Creating a Stronger, Intimate Connection through Conversation and Vulnerability
August 12, 2016
By: Laura Bradley

Couples Connection Conversation Exercise

This is a great exercise couples can use when you start to feel disconnected or if you are already feeling disconnected. The goal of this exercise is to create more intimacy in your relationship.

It sounds really simple: on a given day, one person talks for 15 minutes while the other person listens for 15 minutes.

Talker’s job: Talk about yourself only.  You are exploring yourself, uncovering who you really are in the middle of your life, with your partner witnessing and listening.

The goal is to start to be vulnerable and to let your partner in, so that they can get to know you more deeply.  You share your experience of your life, with the person that is most important to you.

Listener’s job: Listen and time keep.  Listening is an active role.  You are putting your certainty aside and engaging your curiosity.

What can you learn here that you did not already know about your partner?  Also, you are listening with curiously to what is happening inside of you.

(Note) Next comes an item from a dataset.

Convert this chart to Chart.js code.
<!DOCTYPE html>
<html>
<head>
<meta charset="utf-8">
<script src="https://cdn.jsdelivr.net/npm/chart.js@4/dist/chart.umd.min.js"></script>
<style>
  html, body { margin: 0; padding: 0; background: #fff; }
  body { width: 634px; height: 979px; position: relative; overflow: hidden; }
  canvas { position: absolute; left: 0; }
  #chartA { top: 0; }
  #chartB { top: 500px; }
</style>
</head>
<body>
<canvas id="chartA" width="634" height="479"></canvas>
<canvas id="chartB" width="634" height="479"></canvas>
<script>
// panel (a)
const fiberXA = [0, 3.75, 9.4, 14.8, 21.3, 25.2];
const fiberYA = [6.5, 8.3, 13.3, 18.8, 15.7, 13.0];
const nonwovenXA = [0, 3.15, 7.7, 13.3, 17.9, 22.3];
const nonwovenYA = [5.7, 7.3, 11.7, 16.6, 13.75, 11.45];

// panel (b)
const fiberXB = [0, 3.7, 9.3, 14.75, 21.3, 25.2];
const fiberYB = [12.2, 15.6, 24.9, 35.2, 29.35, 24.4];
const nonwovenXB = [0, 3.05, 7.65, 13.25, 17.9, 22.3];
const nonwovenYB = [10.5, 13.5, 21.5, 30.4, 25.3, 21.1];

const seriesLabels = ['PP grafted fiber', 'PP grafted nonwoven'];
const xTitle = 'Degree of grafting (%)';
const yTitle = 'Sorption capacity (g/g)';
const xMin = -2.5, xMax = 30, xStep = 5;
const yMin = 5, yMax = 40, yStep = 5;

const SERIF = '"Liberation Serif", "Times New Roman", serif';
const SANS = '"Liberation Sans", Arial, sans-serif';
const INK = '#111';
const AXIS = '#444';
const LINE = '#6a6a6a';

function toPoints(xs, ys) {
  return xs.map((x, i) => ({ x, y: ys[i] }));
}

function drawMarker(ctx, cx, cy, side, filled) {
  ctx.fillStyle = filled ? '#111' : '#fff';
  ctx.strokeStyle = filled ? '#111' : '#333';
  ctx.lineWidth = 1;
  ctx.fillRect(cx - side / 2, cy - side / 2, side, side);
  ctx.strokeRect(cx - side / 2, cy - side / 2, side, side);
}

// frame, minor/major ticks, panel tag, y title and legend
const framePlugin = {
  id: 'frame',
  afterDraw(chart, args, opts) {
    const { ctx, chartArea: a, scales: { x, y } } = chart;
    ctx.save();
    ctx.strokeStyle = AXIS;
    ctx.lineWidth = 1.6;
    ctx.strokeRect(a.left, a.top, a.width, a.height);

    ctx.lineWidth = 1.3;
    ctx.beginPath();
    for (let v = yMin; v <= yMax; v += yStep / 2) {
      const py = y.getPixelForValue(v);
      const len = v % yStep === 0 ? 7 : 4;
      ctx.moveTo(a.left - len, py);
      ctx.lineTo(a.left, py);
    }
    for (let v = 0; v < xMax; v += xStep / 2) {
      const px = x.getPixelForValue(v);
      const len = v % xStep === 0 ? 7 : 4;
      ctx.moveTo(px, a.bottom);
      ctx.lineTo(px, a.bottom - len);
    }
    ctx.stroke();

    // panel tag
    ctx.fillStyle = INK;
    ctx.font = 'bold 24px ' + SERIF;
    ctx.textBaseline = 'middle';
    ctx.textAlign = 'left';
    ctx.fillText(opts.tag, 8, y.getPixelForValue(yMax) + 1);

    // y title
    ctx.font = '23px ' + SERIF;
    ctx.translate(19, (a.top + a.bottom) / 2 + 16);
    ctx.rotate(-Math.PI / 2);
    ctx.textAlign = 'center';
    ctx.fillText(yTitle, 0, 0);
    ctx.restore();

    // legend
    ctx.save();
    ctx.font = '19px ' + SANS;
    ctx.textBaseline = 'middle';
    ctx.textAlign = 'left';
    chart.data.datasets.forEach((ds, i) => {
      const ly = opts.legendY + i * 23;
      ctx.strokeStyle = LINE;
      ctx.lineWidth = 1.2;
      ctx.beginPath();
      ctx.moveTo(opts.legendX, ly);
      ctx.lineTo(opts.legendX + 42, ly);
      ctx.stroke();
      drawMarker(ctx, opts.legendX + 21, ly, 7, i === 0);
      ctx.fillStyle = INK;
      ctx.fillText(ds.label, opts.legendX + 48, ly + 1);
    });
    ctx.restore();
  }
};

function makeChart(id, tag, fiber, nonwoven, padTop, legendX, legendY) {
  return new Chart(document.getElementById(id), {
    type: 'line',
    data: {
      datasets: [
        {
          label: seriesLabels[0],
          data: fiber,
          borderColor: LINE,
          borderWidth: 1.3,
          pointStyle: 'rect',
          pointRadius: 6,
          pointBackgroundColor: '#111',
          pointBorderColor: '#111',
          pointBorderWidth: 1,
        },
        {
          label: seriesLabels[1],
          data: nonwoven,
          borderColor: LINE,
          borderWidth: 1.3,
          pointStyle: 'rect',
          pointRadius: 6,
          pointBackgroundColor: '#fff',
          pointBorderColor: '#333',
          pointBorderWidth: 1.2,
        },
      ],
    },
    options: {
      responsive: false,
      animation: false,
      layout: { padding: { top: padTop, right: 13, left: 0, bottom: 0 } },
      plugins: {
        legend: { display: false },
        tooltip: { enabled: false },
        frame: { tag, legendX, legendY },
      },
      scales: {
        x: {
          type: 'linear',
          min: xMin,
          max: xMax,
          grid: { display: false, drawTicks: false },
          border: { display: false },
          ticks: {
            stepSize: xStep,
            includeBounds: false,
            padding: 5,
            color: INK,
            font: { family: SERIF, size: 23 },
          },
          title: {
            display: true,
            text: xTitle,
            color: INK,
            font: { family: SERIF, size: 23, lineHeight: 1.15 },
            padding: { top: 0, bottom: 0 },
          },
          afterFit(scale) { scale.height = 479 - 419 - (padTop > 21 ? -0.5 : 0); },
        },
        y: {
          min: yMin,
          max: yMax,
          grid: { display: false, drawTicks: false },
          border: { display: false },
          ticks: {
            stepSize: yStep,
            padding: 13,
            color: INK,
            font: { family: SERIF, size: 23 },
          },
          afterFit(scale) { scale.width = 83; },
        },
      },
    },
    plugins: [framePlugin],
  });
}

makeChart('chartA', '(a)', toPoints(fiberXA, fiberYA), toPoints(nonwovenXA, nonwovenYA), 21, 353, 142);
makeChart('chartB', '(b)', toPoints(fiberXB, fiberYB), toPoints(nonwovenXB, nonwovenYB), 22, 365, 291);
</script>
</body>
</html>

If you are having a hard time paying attention, ask yourself:

  • “What is uncomfortable for me about what my partner is saying?”
  • “Why is this uncomfortable for me?” or
  • “Why am I having a reaction here?”

You can note what is happening inside you to explore later.  Then, turn your attention back to your partner.

The goal is to connect to yourself and your partner at the same time.

Some additional rules

You must talk for the full 15 minutes. If you get stuck say whatever is on your mind, let it flow in a stream of consciousness.

The listener cannot rescue the talker, correct the talker, offer suggestions to the talker, or otherwise direct the talker.  Your job is to listen and hold space.

You may not disclose a secret in the exercise.

You may not use what you learned against the other in a fight at a later date. Remember you are creating a safe place here.

After the 15 minutes, the listener says “Thank you.” The exercise ends and neither partner discusses what was talked about in the exercise until the next day. It is important to let it sit for a bit.

Only one person talks per day: The listener from the first day then becomes the talker on the second day. The talker on the second day does not need to respond to anything their partner said on the previous day. The talker’s job remains exactly the same: share about yourself as honestly and as deeply as you are able.

For some people, it is risky to share about themselves. In most relationships, we have taken risks before and been disappointed with the results.  In this exercise, you are intentionally creating a safe space between the two of you to take some risks. So, as awkward as this may feel at first, it is set up this way to create a container for intimacy.

The exercise also lets you both practice how to manage your own anxiety/discomfort by not reacting right away. There are no emergencies here, and there is nothing that requires immediate action. If you hear or say something that makes you feel uncomfortable, take some time to sort through it on your own.  Take some time to journal or think about it more deeply. You can share what you learned about yourself the next day with your partner.

If, on the next day the listener would like to talk about what they heard, you can say things like,

  • “I would like to give you some feedback on what I heard. Are you open to that?”
  • “I think maybe we have had a misunderstanding and I would like to clarify something” or
  • “I would love to hear more about your thoughts on X, Y or Z.”

If you do get stuck in this exercise it is better not to police your partner, but come in and see a counsellor (either in person, online via Skype or Google Hangouts or by phone or email) as we can help illuminate where and why you are getting stuck.

 

 

This is an activity that I adapted from a book I read fifteen years ago called “Intimate Partners” by Maggie Scarf. It has changed for me over the years, but the core talking/listening piece has always been central to the activity.